— begin —

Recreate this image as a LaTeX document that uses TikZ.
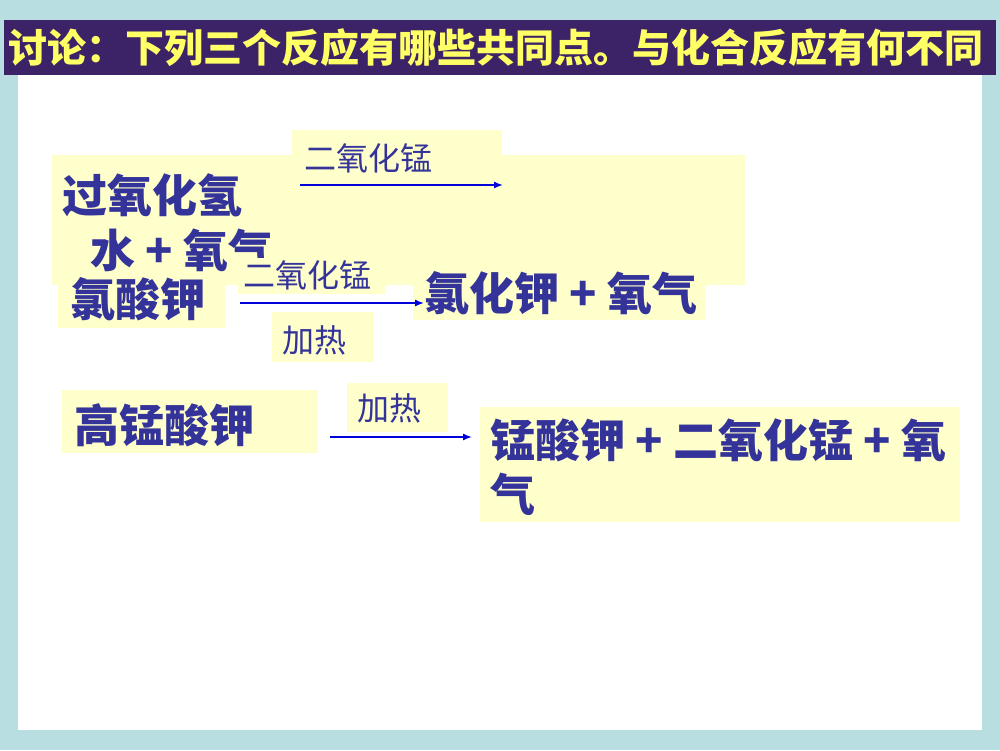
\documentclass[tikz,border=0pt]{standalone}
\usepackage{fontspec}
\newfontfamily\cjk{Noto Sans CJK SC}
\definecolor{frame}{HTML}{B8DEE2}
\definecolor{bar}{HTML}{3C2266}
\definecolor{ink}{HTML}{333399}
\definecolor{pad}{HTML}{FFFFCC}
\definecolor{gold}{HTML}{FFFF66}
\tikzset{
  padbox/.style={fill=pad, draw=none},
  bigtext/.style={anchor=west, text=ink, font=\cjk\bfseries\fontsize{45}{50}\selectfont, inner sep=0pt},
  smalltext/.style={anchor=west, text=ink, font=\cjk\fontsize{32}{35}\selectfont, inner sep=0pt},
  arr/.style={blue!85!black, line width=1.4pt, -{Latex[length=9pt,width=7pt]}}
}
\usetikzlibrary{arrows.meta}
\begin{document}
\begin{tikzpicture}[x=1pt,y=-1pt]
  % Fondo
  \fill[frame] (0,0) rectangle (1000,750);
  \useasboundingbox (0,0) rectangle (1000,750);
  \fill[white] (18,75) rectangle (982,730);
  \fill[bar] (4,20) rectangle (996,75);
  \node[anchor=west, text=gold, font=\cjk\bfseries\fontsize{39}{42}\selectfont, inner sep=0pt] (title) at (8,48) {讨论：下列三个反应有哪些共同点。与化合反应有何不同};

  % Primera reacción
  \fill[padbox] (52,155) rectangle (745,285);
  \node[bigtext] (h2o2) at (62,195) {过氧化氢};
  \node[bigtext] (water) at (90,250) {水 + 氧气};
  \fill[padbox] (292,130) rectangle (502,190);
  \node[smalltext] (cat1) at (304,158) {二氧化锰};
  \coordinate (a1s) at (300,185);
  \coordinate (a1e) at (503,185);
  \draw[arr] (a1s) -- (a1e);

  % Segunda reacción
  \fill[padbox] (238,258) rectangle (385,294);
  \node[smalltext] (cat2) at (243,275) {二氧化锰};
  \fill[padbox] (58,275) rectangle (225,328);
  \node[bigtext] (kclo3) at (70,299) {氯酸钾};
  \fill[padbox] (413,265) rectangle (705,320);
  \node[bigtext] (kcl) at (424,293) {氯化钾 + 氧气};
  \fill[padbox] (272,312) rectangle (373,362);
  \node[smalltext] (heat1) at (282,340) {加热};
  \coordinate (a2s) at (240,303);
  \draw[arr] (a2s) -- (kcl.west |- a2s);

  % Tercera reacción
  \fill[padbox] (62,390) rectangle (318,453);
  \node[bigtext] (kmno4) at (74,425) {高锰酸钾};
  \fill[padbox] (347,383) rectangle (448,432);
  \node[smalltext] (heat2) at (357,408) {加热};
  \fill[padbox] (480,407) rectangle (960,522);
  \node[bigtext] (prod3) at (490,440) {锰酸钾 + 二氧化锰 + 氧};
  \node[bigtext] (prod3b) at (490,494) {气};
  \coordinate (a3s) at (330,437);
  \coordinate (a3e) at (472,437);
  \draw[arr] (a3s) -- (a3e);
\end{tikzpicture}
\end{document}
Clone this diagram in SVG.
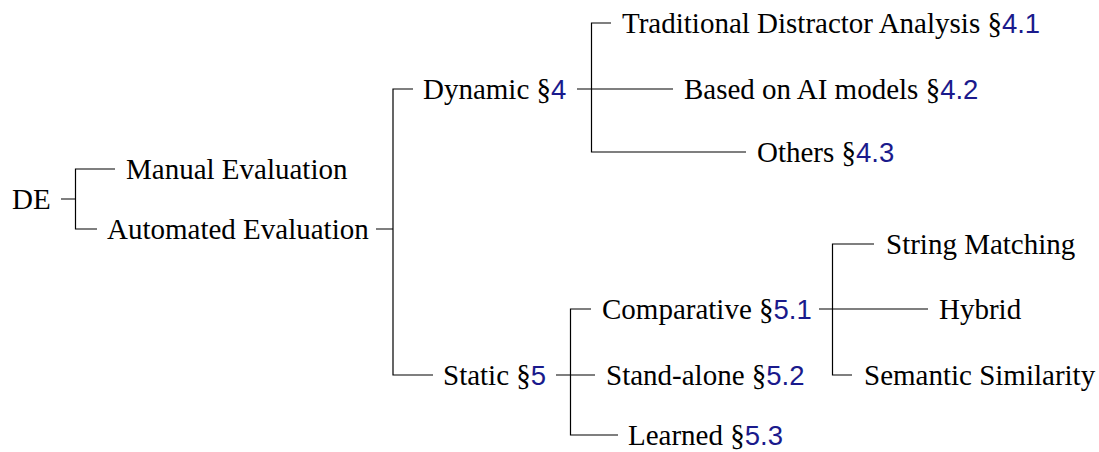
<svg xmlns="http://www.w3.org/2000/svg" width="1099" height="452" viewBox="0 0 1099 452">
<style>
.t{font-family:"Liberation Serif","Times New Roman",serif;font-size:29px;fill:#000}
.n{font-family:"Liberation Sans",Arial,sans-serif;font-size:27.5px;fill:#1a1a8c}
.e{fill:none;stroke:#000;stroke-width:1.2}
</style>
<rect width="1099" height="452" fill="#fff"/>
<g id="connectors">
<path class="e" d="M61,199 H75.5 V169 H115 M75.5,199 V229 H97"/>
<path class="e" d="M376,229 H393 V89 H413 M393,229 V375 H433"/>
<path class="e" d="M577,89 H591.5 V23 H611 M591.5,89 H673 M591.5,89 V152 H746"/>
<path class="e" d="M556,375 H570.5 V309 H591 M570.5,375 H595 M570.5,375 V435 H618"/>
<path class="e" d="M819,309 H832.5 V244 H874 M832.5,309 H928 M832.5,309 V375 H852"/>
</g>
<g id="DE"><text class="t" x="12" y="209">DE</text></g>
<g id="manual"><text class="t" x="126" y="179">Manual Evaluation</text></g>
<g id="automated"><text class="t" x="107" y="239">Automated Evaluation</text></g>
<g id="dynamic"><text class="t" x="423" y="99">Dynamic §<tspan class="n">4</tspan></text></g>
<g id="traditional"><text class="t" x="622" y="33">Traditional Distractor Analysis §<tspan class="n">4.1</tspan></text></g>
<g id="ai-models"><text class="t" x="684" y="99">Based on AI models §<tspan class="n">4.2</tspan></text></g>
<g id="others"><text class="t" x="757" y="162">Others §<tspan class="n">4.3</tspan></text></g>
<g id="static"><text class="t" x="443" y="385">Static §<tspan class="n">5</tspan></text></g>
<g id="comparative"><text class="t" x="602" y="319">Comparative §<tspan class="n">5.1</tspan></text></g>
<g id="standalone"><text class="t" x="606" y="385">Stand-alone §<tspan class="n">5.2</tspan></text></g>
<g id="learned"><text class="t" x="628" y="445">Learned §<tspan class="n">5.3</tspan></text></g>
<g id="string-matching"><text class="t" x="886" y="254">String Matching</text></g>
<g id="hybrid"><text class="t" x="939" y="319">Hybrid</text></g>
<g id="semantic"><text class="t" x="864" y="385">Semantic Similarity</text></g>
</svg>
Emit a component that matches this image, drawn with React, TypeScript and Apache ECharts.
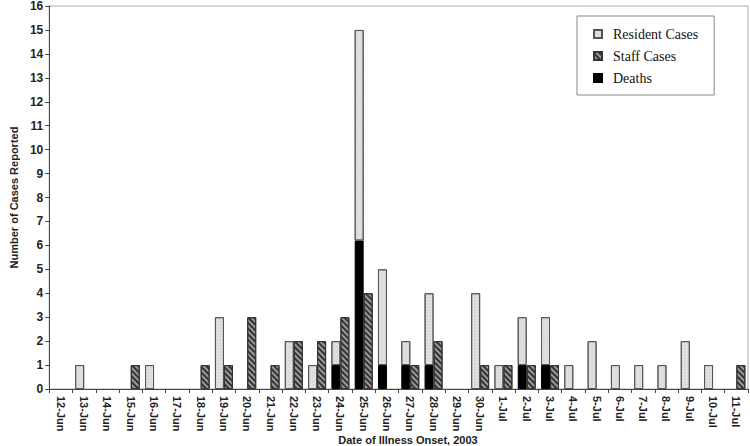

— end —

WHAT NEEDS TO BE DONE
Skip the pictures. Restate exactly the lines from the start of the entries through the line containing "inner sep=0pt] (title)", both ends included.

WRITTEN SOLUTION
Recreate this image as a LaTeX document that uses TikZ.
\documentclass[tikz,border=0pt]{standalone}
\usepackage{fontspec}
\newfontfamily\cjk{Noto Sans CJK SC}
\definecolor{frame}{HTML}{B8DEE2}
\definecolor{bar}{HTML}{3C2266}
\definecolor{ink}{HTML}{333399}
\definecolor{pad}{HTML}{FFFFCC}
\definecolor{gold}{HTML}{FFFF66}
\tikzset{
  padbox/.style={fill=pad, draw=none},
  bigtext/.style={anchor=west, text=ink, font=\cjk\bfseries\fontsize{45}{50}\selectfont, inner sep=0pt},
  smalltext/.style={anchor=west, text=ink, font=\cjk\fontsize{32}{35}\selectfont, inner sep=0pt},
  arr/.style={blue!85!black, line width=1.4pt, -{Latex[length=9pt,width=7pt]}}
}
\usetikzlibrary{arrows.meta}
\begin{document}
\begin{tikzpicture}[x=1pt,y=-1pt]
  % Fondo
  \fill[frame] (0,0) rectangle (1000,750);
  \useasboundingbox (0,0) rectangle (1000,750);
  \fill[white] (18,75) rectangle (982,730);
  \fill[bar] (4,20) rectangle (996,75);
  \node[anchor=west, text=gold, font=\cjk\bfseries\fontsize{39}{42}\selectfont, inner sep=0pt] (title) at (8,48) {讨论：下列三个反应有哪些共同点。与化合反应有何不同};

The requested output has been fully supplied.